## EXERCISE AIM
Print exactly what lies from the line with "Recreate this image" down to the line with "const ticksE = [0, 100, 200, 300, 400, 500];", counting both of those lines, but not the pictures.

[begin INFORMATION GIVEN]

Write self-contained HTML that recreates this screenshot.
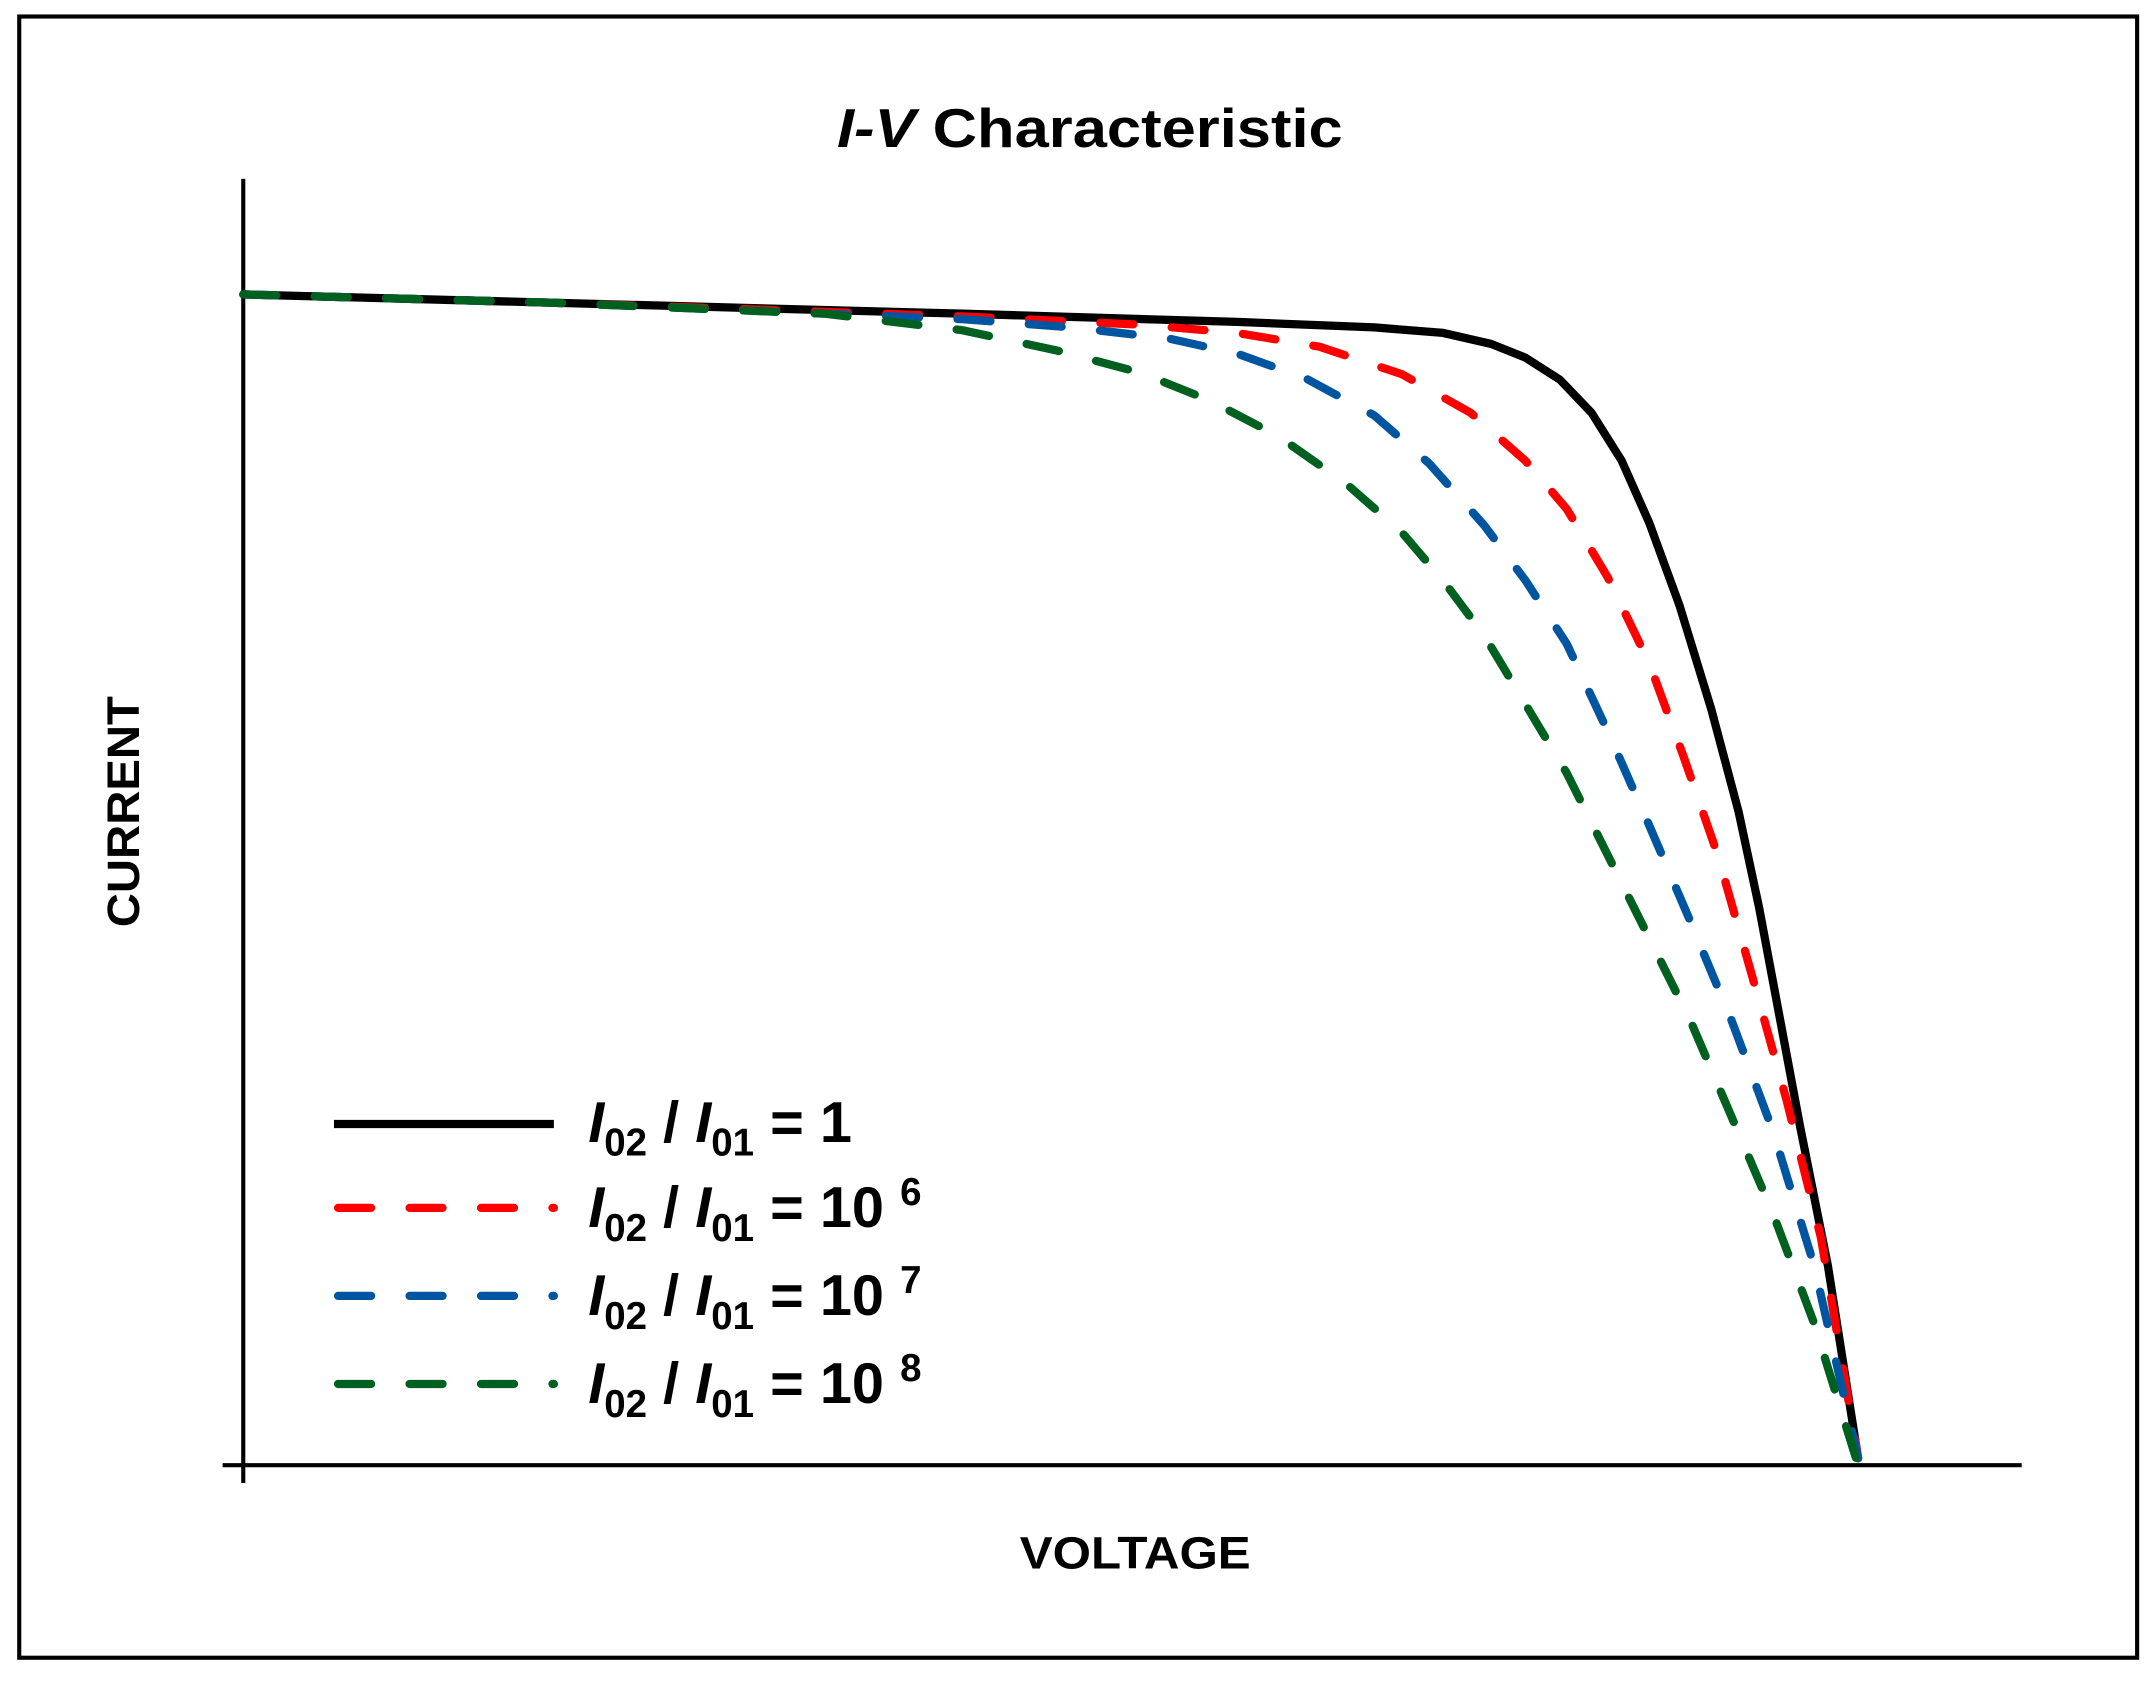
<!DOCTYPE html>
<html><head><meta charset="utf-8"><style>html,body{margin:0;padding:0;background:#fff}svg{display:block}</style></head>
<body>
<svg width="2155" height="1688" viewBox="0 0 1568 1227" preserveAspectRatio="none" xmlns="http://www.w3.org/2000/svg" font-family="Liberation Sans, sans-serif" font-weight="bold">
<rect x="0" y="0" width="1568" height="1227" fill="#fff"/>
<rect x="14" y="12" width="1541" height="1193" fill="none" stroke="#000" stroke-width="3"/>
<text x="793" y="107" font-size="40" text-anchor="middle" textLength="368" lengthAdjust="spacingAndGlyphs"><tspan font-style="italic">I-V</tspan> Characteristic</text>
<line x1="177" y1="130" x2="177" y2="1078" stroke="#000" stroke-width="3"/>
<line x1="162" y1="1065" x2="1471" y2="1065" stroke="#000" stroke-width="3"/>
<text transform="translate(101,590) rotate(-90)" font-size="33" text-anchor="middle" textLength="168" lengthAdjust="spacingAndGlyphs">CURRENT</text>
<text x="826" y="1140" font-size="33" text-anchor="middle" textLength="168" lengthAdjust="spacingAndGlyphs">VOLTAGE</text>
<g fill="none" stroke-width="6" stroke-linejoin="round">
<polyline stroke="#000" points="177,214 400,220 700,228 900,234 1000,238 1050,242 1085,250 1110,260 1135,276 1158,300 1180,335 1200,380 1222,440 1245,515 1265,590 1280,660 1295,740 1310,820 1330,920 1352,1060"/>
<g stroke-linecap="round" stroke-dasharray="24,28">
<polyline stroke="#ff0000" points="177,214 400,220 700,230 830,236 900,242 960,252 1020,272 1070,300 1110,335 1140,370 1170,420 1200,482 1225,550 1250,622 1275,710 1300,800 1325,900 1352,1060"/>
<polyline stroke="#0055a0" points="177,214 400,220 700,232 780,238 850,246 900,257 950,275 1000,302 1040,337 1080,382 1110,422 1140,468 1170,532 1200,600 1230,670 1260,742 1290,822 1320,920 1352,1060"/>
<polyline stroke="#006020" points="177,214 400,220 600,228 700,240 770,255 830,271 880,291 930,317 980,352 1020,387 1050,422 1080,462 1110,512 1140,562 1170,622 1200,682 1230,742 1260,812 1290,882 1320,962 1352,1065"/>
</g>
<line x1="243" y1="817" x2="403" y2="817" stroke="#000"/>
<g stroke-linecap="round" stroke-dasharray="24,28">
<line x1="246" y1="878" x2="403" y2="878" stroke="#ff0000"/>
<line x1="246" y1="942" x2="403" y2="942" stroke="#0055a0"/>
<line x1="246" y1="1006" x2="403" y2="1006" stroke="#006020"/>
</g>
</g>
<g font-size="42">
<text x="428" y="830"><tspan font-style="italic">I</tspan><tspan font-size="28" dy="10">02</tspan><tspan dy="-10"> / </tspan><tspan font-style="italic">I</tspan><tspan font-size="28" dy="10">01</tspan><tspan dy="-10"> = 1</tspan></text>
<text x="428" y="892"><tspan font-style="italic">I</tspan><tspan font-size="28" dy="10">02</tspan><tspan dy="-10"> / </tspan><tspan font-style="italic">I</tspan><tspan font-size="28" dy="10">01</tspan><tspan dy="-10"> = 10 </tspan><tspan font-size="28" dy="-16">6</tspan></text>
<text x="428" y="956"><tspan font-style="italic">I</tspan><tspan font-size="28" dy="10">02</tspan><tspan dy="-10"> / </tspan><tspan font-style="italic">I</tspan><tspan font-size="28" dy="10">01</tspan><tspan dy="-10"> = 10 </tspan><tspan font-size="28" dy="-16">7</tspan></text>
<text x="428" y="1020"><tspan font-style="italic">I</tspan><tspan font-size="28" dy="10">02</tspan><tspan dy="-10"> / </tspan><tspan font-style="italic">I</tspan><tspan font-size="28" dy="10">01</tspan><tspan dy="-10"> = 10 </tspan><tspan font-size="28" dy="-16">8</tspan></text>
</g>
</svg>
</body></html>
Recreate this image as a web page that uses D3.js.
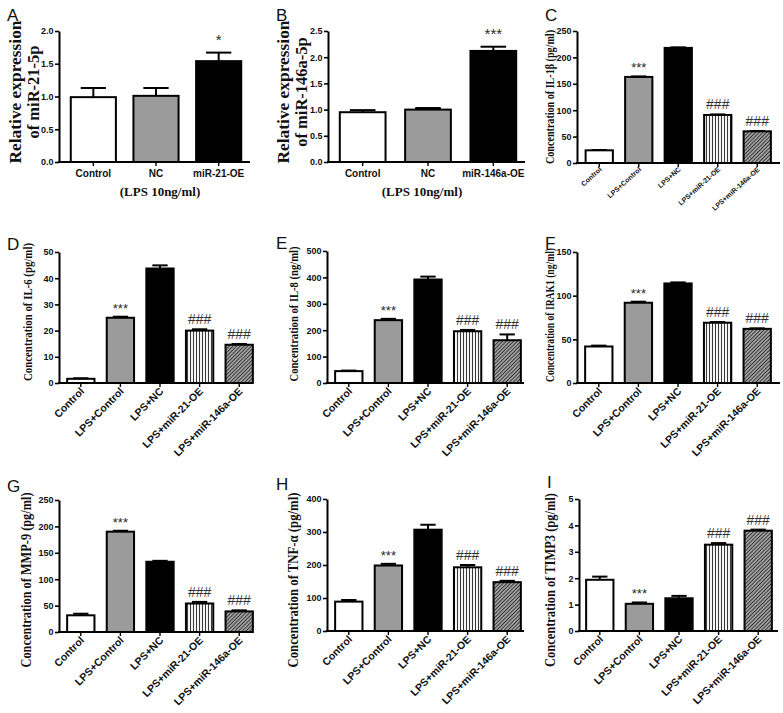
<!DOCTYPE html>
<html><head><meta charset="utf-8">
<script src="https://cdn.jsdelivr.net/npm/d3@7"></script>
<style>body{margin:0;background:#fff}svg{display:block}</style>
</head><body>
<svg id="chart" width="783" height="713"></svg>
<script>
// ---------- DATA ----------
const catsA = ["Control", "NC", "miR-21-OE"];
const catsB = ["Control", "NC", "miR-146a-OE"];
const cats5 = ["Control", "LPS+Control", "LPS+NC", "LPS+miR-21-OE", "LPS+miR-146a-OE"];

const valuesA = [0.99, 1.01, 1.54];
const errorsA = [0.14, 0.12, 0.13];
const sigA = ["", "", "*"];
const ticksA = [0, 0.5, 1.0, 1.5, 2.0];

const valuesB = [0.95, 1.0, 2.12];
const errorsB = [0.04, 0.03, 0.08];
const sigB = ["", "", "***"];
const ticksB = [0, 0.5, 1.0, 1.5, 2.0, 2.5];

const sig5 = ["", "***", "", "###", "###"];

const valuesC = [24, 163, 218, 91, 60];
const errorsC = [0.6, 1, 1, 1, 0.6];
const ticksC = [0, 50, 100, 150, 200, 250];

const valuesD = [1.6, 24.9, 43.7, 20.0, 14.6];
const errorsD = [0.2, 0.4, 1.2, 0.5, 0.3];
const ticksD = [0, 10, 20, 30, 40, 50];

const valuesE = [45, 238, 392, 196, 162];
const errorsE = [2, 5, 11, 5, 22];
const ticksE = [0, 100, 200, 300, 400, 500];

const valuesF = [41.8, 91.9, 114, 69, 62];
const errorsF = [1, 1.2, 1.2, 0.8, 0.6];
const ticksF = [0, 50, 100, 150];

const valuesG = [31.6, 190, 133, 54, 39];
const errorsG = [3, 1.8, 1.8, 3, 2];
const ticksG = [0, 50, 100, 150, 200, 250];

const valuesH = [89, 198.5, 307, 193, 148];
const errorsH = [5, 5, 15, 7, 4];
const ticksH = [0, 100, 200, 300, 400];

const valuesI = [1.94, 1.03, 1.24, 3.27, 3.8];
const errorsI = [0.12, 0.05, 0.09, 0.06, 0.04];
const ticksI = [0, 1, 2, 3, 4, 5];

const titleA = ["Relative expression", "of miR-21-5p"];
const titleB = ["Relative expression", "of miR-146a-5p"];
const titleC = "Concentration of IL-1\u03b2 (pg/ml)";
const titleD = "Concentration of IL-6 (pg/ml)";
const titleE = "Concentration of IL-8 (ng/ml)";
const titleF = "Concentration of IRAK1 (ng/ml)";
const titleG = "Concentration of MMP-9 (pg/ml)";
const titleH = "Concentration of TNF-\u03b1  (pg/ml)";
const titleI = "Concentration of TIMP3 (pg/ml)";
const lpsNote = "(LPS 10ng/ml)";

// ---------- DRAWING ----------
const SANS = "'Liberation Sans', Arial, Helvetica, sans-serif";
const SERIF = "'Liberation Serif', 'Times New Roman', Times, serif";
const svg = d3.select("#chart");
svg.append("rect").attr("width", 783).attr("height", 713).attr("fill", "#fff");
const defs = svg.append("defs");

const pv = defs.append("pattern").attr("id", "vert").attr("patternUnits", "userSpaceOnUse")
  .attr("width", 3).attr("height", 10);
pv.append("rect").attr("width", 3).attr("height", 10).attr("fill", "#f4f4f4");
pv.append("line").attr("x1", 1.5).attr("x2", 1.5).attr("y1", 0).attr("y2", 10)
  .attr("stroke", "#3a3a3a").attr("stroke-width", 1);

const pd = defs.append("pattern").attr("id", "diag").attr("patternUnits", "userSpaceOnUse")
  .attr("width", 2.6).attr("height", 10).attr("patternTransform", "rotate(45)");
pd.append("rect").attr("width", 2.6).attr("height", 10).attr("fill", "#bdbdbd");
pd.append("line").attr("x1", 1.3).attr("x2", 1.3).attr("y1", 0).attr("y2", 10)
  .attr("stroke", "#2e2e2e").attr("stroke-width", 1.2);

const fills5 = ["#ffffff", "#9b9b9b", "#000000", "url(#vert)", "url(#diag)"];
const fills3 = ["#ffffff", "#9b9b9b", "#000000"];

function panel(c) {
  const g = svg.append("g");
  const y = d3.scaleLinear().domain([0, c.ticks[c.ticks.length - 1]]).range([c.bottom, c.top]);
  const x = d3.scaleBand().domain(c.cats).range(c.band)
    .paddingInner(c.pad).paddingOuter(c.pad / 2);
  const bw = x.bandwidth();

  // bars
  g.selectAll("rect.bar").data(c.vals).join("rect")
    .attr("x", (d, i) => x(c.cats[i]))
    .attr("y", d => y(d))
    .attr("width", bw)
    .attr("height", d => c.bottom - y(d))
    .attr("fill", (d, i) => c.fills[i])
    .attr("stroke", "#000").attr("stroke-width", 2);

  // error bars (upper)
  c.vals.forEach((v, i) => {
    const cx = x(c.cats[i]) + bw / 2;
    const yt = y(v + c.errs[i]);
    g.append("line").attr("x1", cx).attr("x2", cx).attr("y1", y(v)).attr("y2", yt)
      .attr("stroke", "#000").attr("stroke-width", 2);
    g.append("line").attr("x1", cx - bw * 0.28).attr("x2", cx + bw * 0.28).attr("y1", yt).attr("y2", yt)
      .attr("stroke", "#000").attr("stroke-width", 2);
    if (c.sig[i]) {
      const isStar = c.sig[i][0] === "*";
      g.append("text").attr("x", cx).attr("y", yt - (isStar ? c.starGap : c.hashGap))
        .attr("text-anchor", "middle")
        .attr("font-family", SANS)
        .attr("font-size", isStar ? c.starSize : c.hashSize)
        .attr("fill", isStar ? "#2a2a2a" : "#333")
        .text(c.sig[i]);
    }
  });

  // y axis
  const ya = g.append("g").attr("transform", `translate(${c.left},0)`)
    .call(d3.axisLeft(y).tickValues(c.ticks).tickFormat(d3.format(c.fmt)).tickSize(4).tickSizeOuter(0));
  ya.select(".domain").attr("stroke-width", 2);
  ya.selectAll(".tick line").attr("stroke-width", 1.6);
  ya.selectAll("text").attr("font-family", SANS).attr("font-weight", "bold")
    .attr("font-size", c.tickSize).attr("x", -5.5).attr("fill", "#111");

  // x axis
  const xa = g.append("g").attr("transform", `translate(0,${c.bottom})`)
    .call(d3.axisBottom(x).tickSize(4).tickSizeOuter(0).tickFormat(""));
  xa.select(".domain").remove();
  xa.selectAll(".tick line").attr("stroke-width", 1.4);
  g.append("line").attr("x1", c.left - 1).attr("x2", c.right).attr("y1", c.bottom).attr("y2", c.bottom)
    .attr("stroke", "#000").attr("stroke-width", 2);

  // category labels
  c.cats.forEach((cat, i) => {
    const cx = x(cat) + bw / 2;
    const t = g.append("text").attr("font-family", SANS).attr("font-weight", "bold")
      .attr("font-size", c.catSize).attr("fill", "#111").text(cat);
    if (c.rot) {
      t.attr("text-anchor", "end")
        .attr("transform", `translate(${cx + c.catDx},${c.bottom + c.catDy}) rotate(${c.rot})`);
    } else {
      t.attr("text-anchor", "middle").attr("x", cx).attr("y", c.bottom + 15);
    }
  });

  // y title
  const lines = Array.isArray(c.title) ? c.title : [c.title];
  lines.forEach((ln, i) => {
    const t = g.append("text").attr("font-family", SERIF).attr("font-weight", "bold")
      .attr("font-size", c.titleSize).attr("text-anchor", "middle").attr("fill", "#111")
      .attr("transform", `translate(${c.tx[i]},${c.ty}) rotate(-90)`).text(ln);
    if (c.tlen && c.tlen[i]) t.attr("textLength", c.tlen[i]).attr("lengthAdjust", "spacingAndGlyphs");
  });

  // note
  if (c.note) {
    g.append("text").attr("x", c.noteX).attr("y", c.bottom + 34).attr("text-anchor", "middle")
      .attr("font-family", SERIF).attr("font-weight", "bold").attr("font-size", 13)
      .attr("fill", "#111").text(c.note);
  }

  // letter
  g.append("text").attr("x", c.lx).attr("y", c.ly).attr("font-family", SANS)
    .attr("font-size", 17).attr("fill", "#111").text(c.letter);
}

const common5 = { cats: cats5, sig: sig5, fills: fills5, pad: 0.31, fmt: "d", tickSize: 9,
  catSize: 10.5, rot: -45, catDx: 4, catDy: 9, starSize: 13, hashSize: 14, starGap: 4, hashGap: 5 };

panel({ cats: catsA, vals: valuesA, errs: errorsA, sig: sigA, ticks: ticksA, fmt: ".1f", fills: fills3,
  left: 59, right: 250, top: 31, bottom: 162, band: [62, 250], pad: 0.28, tickSize: 9,
  catSize: 10, rot: 0, starSize: 15, starGap: 8, hashSize: 13, hashGap: 5,
  title: titleA, tx: [21, 39], ty: 92, titleSize: 16.5, tlen: [143],
  note: lpsNote, noteX: 160, letter: "A", lx: 7, ly: 21 });

panel({ cats: catsB, vals: valuesB, errs: errorsB, sig: sigB, ticks: ticksB, fmt: ".1f", fills: fills3,
  left: 328, right: 525, top: 31, bottom: 162, band: [330, 526], pad: 0.3, tickSize: 9,
  catSize: 10, rot: 0, starSize: 15, starGap: 8, hashSize: 13, hashGap: 5,
  title: titleB, tx: [289, 307], ty: 92, titleSize: 16.5, tlen: [143],
  note: lpsNote, noteX: 422, letter: "B", lx: 276, ly: 21 });

panel(Object.assign({}, common5, { vals: valuesC, errs: errorsC, ticks: ticksC,
  left: 577, right: 780, top: 31, bottom: 163, band: [579.5, 777],
  catSize: 7, rot: -42, catDx: 3, catDy: 7,
  title: titleC, tx: [554], ty: 97, titleSize: 12, tlen: [134],
  letter: "C", lx: 545, ly: 21 }));

panel(Object.assign({}, common5, { vals: valuesD, errs: errorsD, ticks: ticksD,
  left: 59, right: 253, top: 252, bottom: 383, band: [61, 259],
  title: titleD, tx: [32], ty: 312, titleSize: 12.5, tlen: [138],
  letter: "D", lx: 7, ly: 250 }));

panel(Object.assign({}, common5, { vals: valuesE, errs: errorsE, ticks: ticksE,
  left: 327, right: 524, top: 251, bottom: 383, band: [329, 527],
  title: titleE, tx: [298], ty: 314, titleSize: 12.5, tlen: [135],
  letter: "E", lx: 276, ly: 249 }));

panel(Object.assign({}, common5, { vals: valuesF, errs: errorsF, ticks: ticksF,
  left: 577, right: 780, top: 252, bottom: 383, band: [579, 777],
  title: titleF, tx: [554], ty: 315, titleSize: 12.5, tlen: [134],
  letter: "F", lx: 545, ly: 249 }));

panel(Object.assign({}, common5, { vals: valuesG, errs: errorsG, ticks: ticksG,
  left: 59, right: 253, top: 500, bottom: 632, band: [61, 259],
  title: titleG, tx: [31], ty: 580, titleSize: 15, tlen: [175],
  letter: "G", lx: 7, ly: 492 }));

panel(Object.assign({}, common5, { vals: valuesH, errs: errorsH, ticks: ticksH,
  left: 327, right: 524, top: 499, bottom: 631, band: [329, 527],
  title: titleH, tx: [298], ty: 580, titleSize: 15, tlen: [175],
  letter: "H", lx: 276, ly: 490 }));

panel(Object.assign({}, common5, { vals: valuesI, errs: errorsI, ticks: ticksI,
  left: 579, right: 778, top: 499, bottom: 631, band: [580, 778],
  title: titleI, tx: [555], ty: 580, titleSize: 15, tlen: [174],
  letter: "I", lx: 547, ly: 488 }));
</script>
</body></html>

[end INFORMATION GIVEN]

## RESPONSE FOR THIS EXERCISE
Recreate this image as a web page that uses D3.js.
<!DOCTYPE html>
<html><head><meta charset="utf-8">
<script src="https://cdn.jsdelivr.net/npm/d3@7"></script>
<style>body{margin:0;background:#fff}svg{display:block}</style>
</head><body>
<svg id="chart" width="783" height="713"></svg>
<script>
// ---------- DATA ----------
const catsA = ["Control", "NC", "miR-21-OE"];
const catsB = ["Control", "NC", "miR-146a-OE"];
const cats5 = ["Control", "LPS+Control", "LPS+NC", "LPS+miR-21-OE", "LPS+miR-146a-OE"];

const valuesA = [0.99, 1.01, 1.54];
const errorsA = [0.14, 0.12, 0.13];
const sigA = ["", "", "*"];
const ticksA = [0, 0.5, 1.0, 1.5, 2.0];

const valuesB = [0.95, 1.0, 2.12];
const errorsB = [0.04, 0.03, 0.08];
const sigB = ["", "", "***"];
const ticksB = [0, 0.5, 1.0, 1.5, 2.0, 2.5];

const sig5 = ["", "***", "", "###", "###"];

const valuesC = [24, 163, 218, 91, 60];
const errorsC = [0.6, 1, 1, 1, 0.6];
const ticksC = [0, 50, 100, 150, 200, 250];

const valuesD = [1.6, 24.9, 43.7, 20.0, 14.6];
const errorsD = [0.2, 0.4, 1.2, 0.5, 0.3];
const ticksD = [0, 10, 20, 30, 40, 50];

const valuesE = [45, 238, 392, 196, 162];
const errorsE = [2, 5, 11, 5, 22];
const ticksE = [0, 100, 200, 300, 400, 500];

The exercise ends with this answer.